Ashley Ray-Harris of The A.V. Club gave the episode an A, stating that it "feature[d] Emmy-worthy moments for Jeremy Strong, Brian Cox, Kieran Culkin and Sarah Snook". She also praised Mark Mylod's direction, suggesting that the episode was the series' "most beautiful" to date, and called the episode's climax a "masterclass". Noel Murray of The New York Times felt the episode gained much of its quality from depicting the Roy siblings "in the same space, talking out their problems in person". He wrote that "the energy crackles among these actors, as their characters swing between being playfully mean and unforgivably cruel". Murray also praised Cox's "terrific" performance throughout the episode, particularly in the scene where he negotiates with Matsson. Ben Travers of IndieWire particularly praised the episode's twist involving Tom – feeling it a satisfying culmination of his character arc throughout the season – and likened Kendall's confession scene to "watching the three parts of Succession negotiate for space". He gave the episode an A.

Several critics singled out Strong's performance for praise, specifically during the scene where Kendall confesses his role in the fatal car accident from the first season to his siblings. Giving the episode 5 out of 5 stars, Scott Tobias of Vulture wrote of Strong's performance in the confession scene: "It all comes out in a torrent of raw emotion, courtesy of a serious actor who does not believe himself to be the star of a comedy." He also highlighted the episode's ending, calling it "as gripping a sequence of events as the show has ever staged". He declared the episode overall a "masterfully orchestrated finale". Jen Chaney, also writing for Vulture, called the episode "fantastically tense" and reserved similar praise for Strong, writing: "His performance here just punches you right in the heart." Emily Yahr of The Washington Post also advocated for Strong to win an Emmy Award for his performance in the episode.

Other critics focused on how the episode excelled despite being emblematic of the third season's repetitive structure. Sophie Gilbert of The Atlantic, who had previously criticized the first seven episodes of the season for feeling "stuck" in the same character dynamics, declared that the finale was "both brilliant television and a patchwork of things the show has already done". She wrote: "The show's cyclical nature feels, at this point, like a kind of nihilist acceptance: Late capitalism will always insulate the extraordinarily privileged from real consequences, and so the best we can do is voyeuristically enjoy their misery along the way. But with acting like this, does it matter?" Alan Sepinwall of Rolling Stone wrote that despite the season ending "with a minor variation on an old theme," the episode "was everything Succession does well — much of it done better than the series ever has before". Sepinwall highlighted the episode's balance of comedy and drama, describing the first half as "one delightful comic vignette after another" and praising Nicholas Braun's "sparkling" line delivery, while calling attention to Culkin and Snook's performances opposite Strong during Kendall's confession scene.

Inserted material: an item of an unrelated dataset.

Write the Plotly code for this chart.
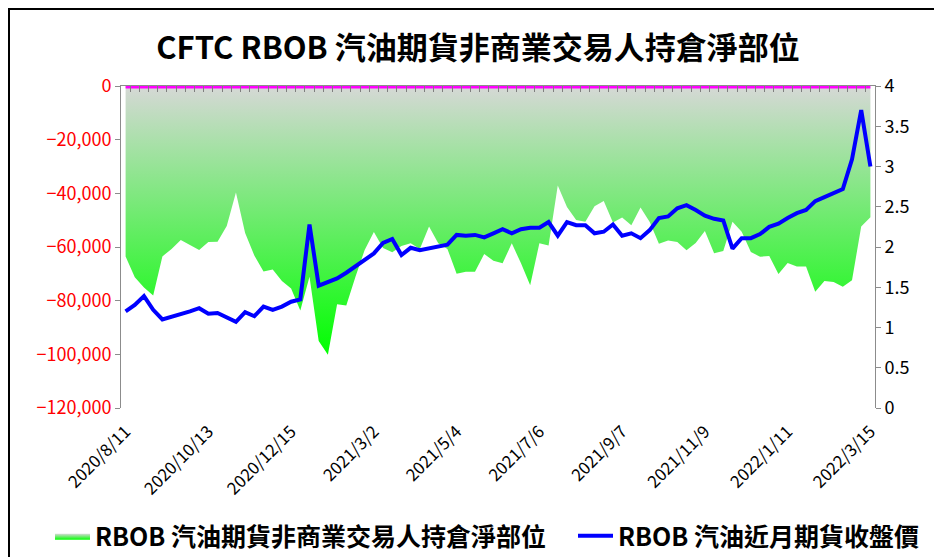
import pandas as pd
import plotly.graph_objects as go

# ---- data ----
_all_weeks = pd.date_range("2020-08-11", "2022-03-15", freq="7D")
_skip = {pd.Timestamp("2020-12-29"), pd.Timestamp("2021-01-05")}
dates = [f"{d.year}/{d.month}/{d.day}" for d in _all_weeks if d not in _skip]

net_position = [
    -63500, -71300, -75100, -78100, -63500, -60700, -57400, -59100, -61100, -58100,
    -58000, -52200, -39700, -54800, -63200, -69100, -68400, -72700, -75500, -83700,
    -71100, -95000, -100200, -81300, -81800, -71100, -61100, -54400, -60400, -62000,
    -59600, -58600, -60700, -52400, -58600, -60700, -70000, -69200, -69200, -62600,
    -65100, -66100, -58600, -66100, -74300, -58600, -59400, -37100, -45100, -49900,
    -50600, -44800, -42900, -50900, -49000, -51900, -45300, -50700, -58800, -57600,
    -58100, -61200, -58500, -54000, -62300, -61500, -50600, -54300, -61900, -63600,
    -63400, -70100, -66000, -67300, -67300, -76700, -72700, -73000, -74800, -72400,
    -52400, -48900,
]

rbob_price = [
    1.20, 1.28, 1.39, 1.22, 1.10, 1.13, 1.17, 1.20, 1.24, 1.17,
    1.18, 1.13, 1.07, 1.19, 1.14, 1.26, 1.22, 1.26, 1.32, 1.35,
    2.28, 1.52, 1.57, 1.61, 1.68, 1.76, 1.85, 1.92, 2.05, 2.10,
    1.90, 1.99, 1.96, 1.98, 2.01, 2.03, 2.15, 2.14, 2.15, 2.12,
    2.17, 2.22, 2.17, 2.22, 2.24, 2.24, 2.31, 2.14, 2.31, 2.27,
    2.27, 2.17, 2.19, 2.28, 2.14, 2.17, 2.11, 2.21, 2.36, 2.38,
    2.48, 2.52, 2.46, 2.39, 2.35, 2.33, 1.98, 2.11, 2.11, 2.16,
    2.25, 2.29, 2.36, 2.42, 2.46, 2.57, 2.62, 2.67, 2.72, 3.09,
    3.70, 3.00,
]

zero_line = [0] * len(dates)
x_tick_labels = dates[::9]

name_pos = "RBOB 汽油期貨非商業交易人持倉淨部位"
name_price = "RBOB 汽油近月期貨收盤價"
title_text = "CFTC RBOB 汽油期貨非商業交易人持倉淨部位"

FONT = "Noto Sans CJK TC, Noto Sans, sans-serif"

# page body has an 8px margin: figure coords = window coords - 8
OFF = 8
W, H = 942 - OFF, 557 - OFF
PL, PR, PT, PB = 121, 875, 86, 408          # plot area in window pixels
L, T = PL - OFF, PT - OFF
R, B = W - (PR - OFF), H - (PB - OFF)
PW, PH = PR - PL, PB - PT


def px_x(wx):
    return (wx - PL) / PW


def px_y(wy):
    return (PB - wy) / PH


fig = go.Figure()

# zero line (border of the area)
fig.add_trace(go.Scatter(
    x=dates, y=zero_line, mode="lines",
    line=dict(color="#ff00ff", width=5),
    showlegend=False, hoverinfo="skip", legendgroup="pos",
))
# net position area
fig.add_trace(go.Scatter(
    x=dates, y=net_position, mode="lines", name=name_pos,
    line=dict(width=0, color="rgba(0,0,0,0)"),
    fill="tonexty",
    fillgradient=dict(
        type="vertical",
        colorscale=[[0, "rgb(0,255,0)"], [1, "rgb(214,216,214)"]],
        start=-100500, stop=0,
    ),
    legendgroup="pos", legend="legend",
))
# price line
fig.add_trace(go.Scatter(
    x=dates, y=rbob_price, mode="lines", name=name_price,
    line=dict(color="#0000ff", width=4),
    yaxis="y2", legend="legend2",
))
# helper trace for the top category tick axis
fig.add_trace(go.Scatter(
    x=[-0.5, len(dates) - 0.5], y=[0, 0], mode="lines",
    line=dict(width=0, color="rgba(0,0,0,0)"),
    xaxis="x2", showlegend=False, hoverinfo="skip",
))

legend_common = dict(
    orientation="h", xanchor="left", yanchor="middle",
    font=dict(family=FONT, size=25, color="black", weight="bold"),
    itemwidth=35, bgcolor="rgba(0,0,0,0)",
)

fig.update_layout(
    width=W, height=H,
    margin=dict(l=L, r=R, t=T, b=B, autoexpand=False),
    paper_bgcolor="white", plot_bgcolor="white",
    font=dict(family=FONT, color="black"),
    title=dict(
        text=title_text, x=(478 - OFF) / W, xanchor="center",
        y=1 - (48 - OFF) / H, yanchor="middle",
        font=dict(family=FONT, size=31, color="black", weight="bold"),
    ),
    xaxis=dict(
        type="category", range=[-0.5, len(dates) - 0.5], automargin=False,
        tickmode="array", tickvals=x_tick_labels, ticktext=x_tick_labels,
        tickangle=-45, showline=False, showgrid=False, zeroline=False,
        ticks="outside", ticklen=6, tickcolor="rgba(0,0,0,0)",
        tickfont=dict(family=FONT, size=17, color="black"),
    ),
    xaxis2=dict(
        overlaying="x", side="top", anchor="y", automargin=False,
        range=[-0.5, len(dates) - 0.5], tick0=-0.5, dtick=1,
        showticklabels=False, showgrid=False, zeroline=False,
        showline=True, linecolor="#8c8c8c", linewidth=1,
        ticks="inside", ticklen=6, tickcolor="#7f7f7f", tickwidth=1,
        layer="above traces",
    ),
    yaxis=dict(
        range=[-120000, 0], dtick=20000, tickformat=",", automargin=False,
        showline=True, linecolor="#8c8c8c", linewidth=1,
        ticks="outside", ticklen=5, tickcolor="#8c8c8c",
        showgrid=False, zeroline=False,
        tickfont=dict(family=FONT, size=18, color="#ff0000"),
    ),
    yaxis2=dict(
        range=[0, 4], dtick=0.5, overlaying="y", side="right", automargin=False,
        showline=True, linecolor="#8c8c8c", linewidth=1,
        ticks="outside", ticklen=5, tickcolor="#8c8c8c",
        showgrid=False, zeroline=False,
        tickfont=dict(family=FONT, size=18, color="black"),
    ),
    legend=dict(x=px_x(50), y=px_y(536), **legend_common),
    legend2=dict(x=px_x(573), y=px_y(536), **legend_common),
    shapes=[dict(
        type="rect", xref="paper", yref="paper",
        x0=px_x(9), x1=px_x(940), y0=px_y(580), y1=px_y(9),
        line=dict(color="black", width=2), fillcolor="rgba(0,0,0,0)",
        layer="above",
    )],
)

fig.write_html("out.html")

Travers wrote: "Therein lies the beauty of Succession Season 3: For all the complaints about it being repetitive... its emotional arcs are incredibly precise, pointed, and harrowing."

===Accolades===
At the 74th Directors Guild of America Awards, Mark Mylod won the Directors Guild of America Award for Outstanding Directing – Drama Series for his work on the episode.

Furthermore, at the 74th Primetime Emmy Awards, Matthew Macfadyen won the Outstanding Supporting Actor in a Drama Series and Jesse Armstrong won Outstanding Writing for a Drama Series for the episode. "All the Bells Say" also received nominations Outstanding Directing for a Drama Series, Outstanding Guest Actor in a Drama Series for Alexander Skarsgård's performance, and Outstanding Single-Camera Picture Editing for a Drama Series. Brian Cox submitted this episode for consideration to support his Outstanding Lead Actor in a Drama Series nomination.